Twixie, All you can do is hug her when she will let you. Being there to take care of daily issues, and maybe the news press, will help her tremendously.  I will add my prayers to Meanderer's and Holly's, and all those who will follow.


----------



## Twixie (Sep 15, 2014)

Thanks Vivjen..she was 23..full of life...didn't take no messing...My sister has just got divorced as well..Husband ran off with a younger model...she must be feeling like the sky has caved in..


----------



## Falcon (Sep 15, 2014)

OH!  How tragic. My condolences.


----------



## Vivjen (Sep 15, 2014)

Go see your sister; you don't have to say anything....just be there...


----------



## Debby (Sep 15, 2014)

I am so sorry for your entire family and I just won't even think about what was going through that young couples minds.........deepest sympathies for you all Twixie.


----------



## GeorgiaXplant (Sep 15, 2014)

Twixie, I'm so sorry for your family's loss. There's probably not much that you can say to your sister, but it will mean the world to her for you to be there. Tragic and sad. Hannah was a beautiful girl.


----------



## SeaBreeze (Sep 15, 2014)

Very sad Twixie, my deepest sympathy for you and your family. :rose:


----------



## Warrigal (Sep 15, 2014)

I am so sad for you, Twixie.
Time to close ranks as a family to love and support each other.
Take care. :girl_hug:


----------



## Pam (Sep 16, 2014)

So very sorry, Twixie. My thoughts are with you and your family.


----------



## Ralphy1 (Sep 16, 2014)

Terrible tragedy, such a lovely looking young lady...


----------



## Bee (Sep 16, 2014)

Condolences on your loss Twixie.


----------



## Raven (Sep 16, 2014)

My heartfelt sympathy to you Twixie.
Such a terrible tragedy, your sister will need you to help her through
the heartbreaking loss.


----------



## Twixie (Sep 16, 2014)

Thanks everyone...my sister has flown to Bangkok with Hannah's older sister....where Hannah's body has been taken..


----------



## Geezerette (Sep 16, 2014)

so very sad. adding my thoughts & prayers to those above.


----------



## JustBonee (Sep 16, 2014)

Twixie said:


> Thanks everyone...my sister has flown to Bangkok with Hannah's older sister....where Hannah's body has been taken..

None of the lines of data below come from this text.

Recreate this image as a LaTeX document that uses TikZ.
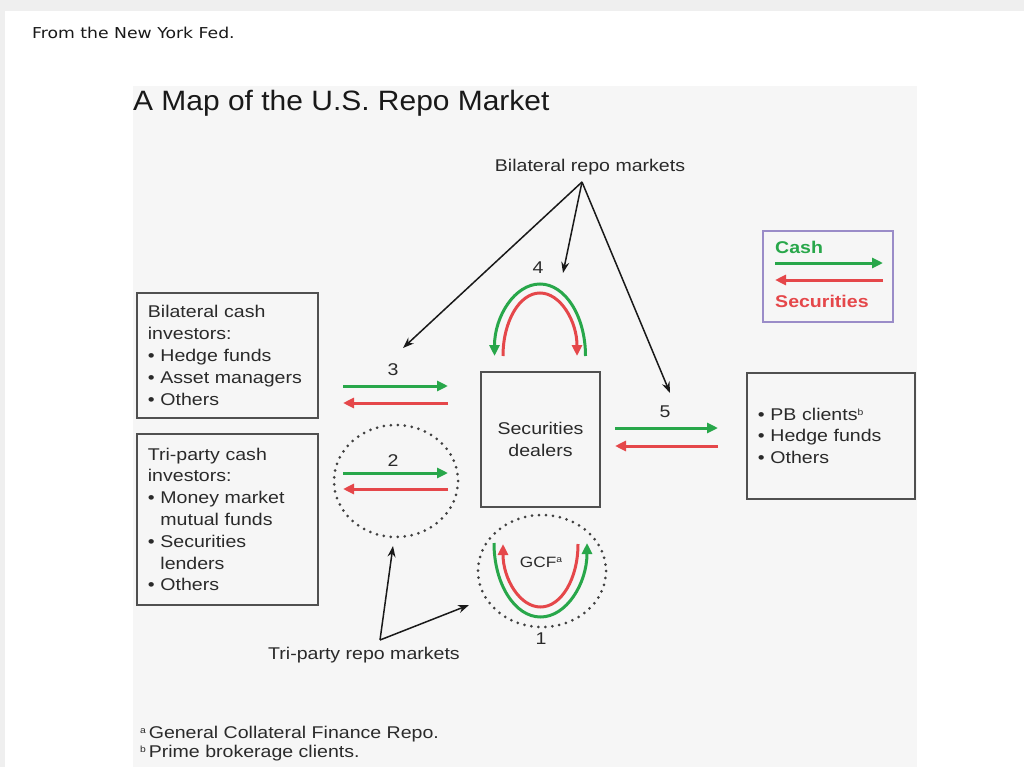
\documentclass[tikz,border=0pt]{standalone}
\usepackage{fontspec}
\setmainfont{Liberation Sans}
\newfontfamily\labfont[FakeStretch=1.15]{Liberation Sans}
\newfontfamily\ttlfont[FakeStretch=1.07]{Liberation Sans}
\newfontfamily\hdrfont[FakeStretch=1.15]{DejaVu Sans}
\usetikzlibrary{arrows.meta}
\definecolor{cgreen}{HTML}{28A74A}
\definecolor{cred}{HTML}{E5474A}
\definecolor{ctext}{HTML}{2A2A2A}
\definecolor{cbox}{HTML}{505050}
\definecolor{cpanel}{HTML}{F6F6F6}
\definecolor{couter}{HTML}{EFEFEF}
\definecolor{clegend}{HTML}{9A8CC8}
\newcommand{\supmark}[1]{\raisebox{5pt}{\fontsize{9}{9}\selectfont #1}}
\begin{document}
\begin{tikzpicture}[x=1pt,y=-1pt,
  lab/.style={font=\labfont\fontsize{17}{21.8}\selectfont, text=ctext, inner sep=0pt},
  box/.style={draw=cbox, line width=1.8pt, lab, align=left, inner xsep=11pt, anchor=north west},
  cashflow/.style={draw=cgreen, line width=3pt, -{Triangle[length=11pt,width=10pt]}},
  secflow/.style={draw=cred, line width=3pt, -{Triangle[length=11pt,width=10pt]}},
  pointer/.style={draw=black!90, line width=1.5pt, -{Stealth[length=11pt,width=8pt]}},
  dotring/.style={draw=black!75, line width=3pt, line cap=round, dash pattern=on 0pt off 7pt},
]
% canvas
\useasboundingbox (0,0) rectangle (1024,767);
\fill[couter] (0,0) rectangle (1024,767);
\fill[white] (5,11) rectangle (1024,767);
\fill[cpanel] (133,86) rectangle (917,767);

% header and title
\node[anchor=base west, inner sep=0pt, text=black!90, font=\hdrfont\fontsize{15}{18}\selectfont] (hdr) at (32,39) {From the New York Fed.};
\node[anchor=base west, inner sep=0pt, text=black!90, font=\ttlfont\fontsize{28}{32}\selectfont] (title) at (133,111) {A Map of the U.S. Repo Market};

% boxes
\node[box, text width=159pt, minimum width=181pt, minimum height=125pt] (bilat) at (136,292)
  {Bilateral cash\\investors:\\• Hedge funds\\• Asset managers\\• Others};
\node[box, text width=159pt, minimum width=181pt, minimum height=171pt] (tri) at (136,433)
  {Tri-party cash\\investors:\\• Money market\\\phantom{• }mutual funds\\• Securities\\\phantom{• }lenders\\• Others};
\node[box, text width=146pt, minimum width=168pt, minimum height=126pt] (pb) at (746,372)
  {• PB clients\supmark{b}\\• Hedge funds\\• Others};
\node[draw=cbox, line width=1.8pt, lab, align=center, minimum width=119pt, minimum height=135pt] (dealers) at (540.5,439.5)
  {Securities\\dealers};

% legend
\node[draw=clegend, line width=1.6pt, anchor=north west, minimum width=130pt, minimum height=91pt, inner sep=0pt] (legend) at (762,230) {};
\node[anchor=west, inner sep=0pt, text=cgreen, font=\labfont\bfseries\fontsize{17}{20}\selectfont] (lcash) at (775,247) {Cash};
\node[anchor=west, inner sep=0pt, text=cred, font=\labfont\bfseries\fontsize{17}{20}\selectfont] (lsec) at (775,301) {Securities};
\draw[cashflow] (775,263) -- (883,263);
\draw[secflow] (883,280) -- (775,280);

% labels
\node[lab] (brm) at (590,167) {Bilateral repo markets};
\node[lab] (trm) at (364,655) {Tri-party repo markets};
\node[lab] (n3) at (393,370) {3};
\node[lab] (n2) at (393,461) {2};
\node[lab] (n4) at (538,268) {4};
\node[lab] (n5) at (665,412) {5};
\node[lab] (n1) at (541,639) {1};
\node[lab, font=\labfont\fontsize{15}{18}\selectfont] (gcf) at (541,562) {GCF\supmark{a}};

% pointer lines
\coordinate (bapex) at (582,182);
\coordinate (t3) at (403,348);
\coordinate (t4) at (563,273);
\coordinate (t5) at (670,393);
\draw[pointer] (bapex) -- (t3);
\draw[pointer] (bapex) -- (t4);
\draw[pointer] (bapex) -- (t5);
\coordinate (tapex) at (380,640);
\coordinate (t2) at (393,546);
\coordinate (t1) at (469,605);
\draw[pointer] (tapex) -- (t2);
\draw[pointer] (tapex) -- (t1);

% dotted rings
\draw[dotring] (396,481) ellipse [x radius=62, y radius=56];
\draw[dotring] (542,571) ellipse [x radius=64, y radius=56];

% flows 3, 2, 5
\draw[cashflow] (343,386) -- (448,386);
\draw[secflow] (448,403) -- (343,403);
\draw[cashflow] (343,473) -- (448,473);
\draw[secflow] (448,489) -- (343,489);
\draw[cashflow] (615,428) -- (718,428);
\draw[secflow] (718,446) -- (615,446);

% flow 4 (arcs above dealers)
\draw[cashflow] (585.5,356) arc[start angle=0, end angle=-180, x radius=45.5, y radius=72];
\draw[secflow] (503,356) arc[start angle=180, end angle=360, x radius=37, y radius=63];

% flow 1 (GCF bowl)
\draw[cashflow] (494,543) arc[start angle=180, end angle=0, x radius=46.5, y radius=74];
\draw[secflow] (578,544) arc[start angle=0, end angle=180, x radius=37.5, y radius=63];

% footnotes
\node[lab, anchor=base west] (fa) at (140,738) {\supmark{a}\,General Collateral Finance Repo.};
\node[lab, anchor=base west] (fb) at (140,757) {\supmark{b}\,Prime brokerage clients.};
\end{tikzpicture}
\end{document}
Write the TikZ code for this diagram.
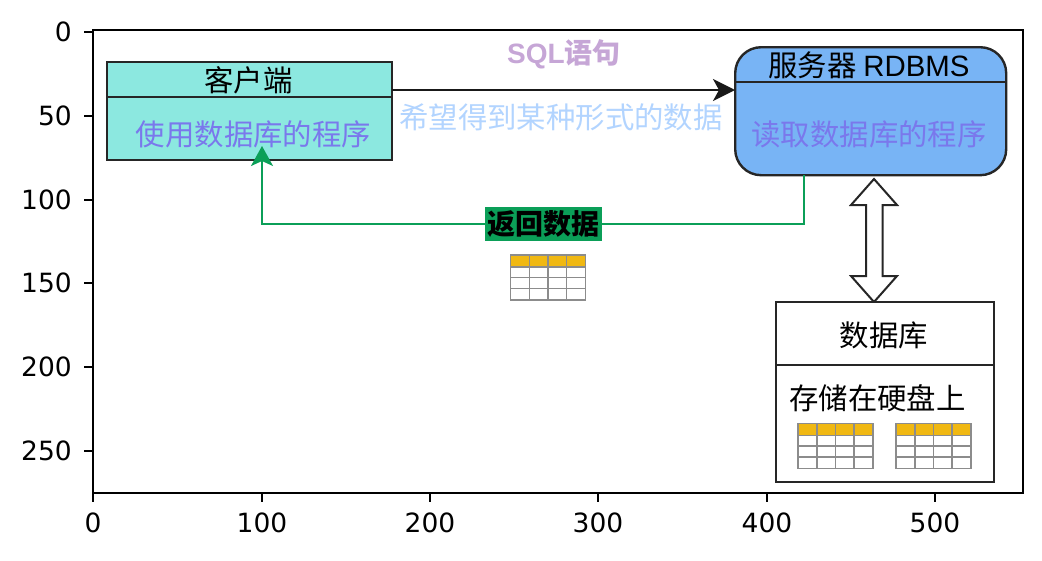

So sorry for your family's loss.  I too offer my prayers for healing the pain.


----------



## rkunsaw (Sep 16, 2014)

So sorry to hear this Twixie.


----------



## Twixie (Sep 16, 2014)

Thanks once again everyone...I am sitting here waiting for the phone to ring..hoping it is my sister...

It did ring..it was a double glazing salesman...:zombie:


----------



## hollydolly (Sep 16, 2014)

Twixie, is there a reason why you can't ring your sister instead of waiting for a call from her? tell me to mind my own business I won't be offended.


----------



## Michael. (Sep 16, 2014)

.




We visited the island of Koh Samui at the beginning of the year.
I have to admit at night time it was a little scary as many people were out and about and some were very intoxicated.
We have crossed it off our places to visit in future.

.


----------



## Pappy (Sep 16, 2014)

So sorry, Twixie. Prayers your way. Pappy


----------



## Sunny (Sep 16, 2014)

What a tragedy. Dealing with the death of a young person is awful enough, but such a pointless, violent death
makes it even worse. Your sister will appreciate all your help and love at this time, even if she's immersed in
her own grief.  My condolences.


----------



## Twixie (Sep 16, 2014)

hollydolly said:


> Twixie, is there a reason why you can't ring your sister instead of waiting fier a call from her? tell me to mind my own business I won't be offended.


I'm not offended..I can't ring her because she is not answering her mobile..I don't want to invade her grief..she will call when she feels able to...apparently the murders were of an extremely violent nature..


----------



## oakapple (Sep 16, 2014)

So sorry to hear this Twixie, just thinking of you and your family. What a tragic waste of young life.


----------



## Twixie (Sep 16, 2014)

I had a phone call from my sister in Bangkok..they won't let her see her daughter..too badly damaged and sending for dental records from England..she has been told to ''remember her as she was'' by the British Consulate..


----------



## WhatInThe (Sep 16, 2014)

Too young to experience that kind of demise.

Condolences


----------



## Twixie (Sep 16, 2014)

Death comes in many forms..non of us expect it...


----------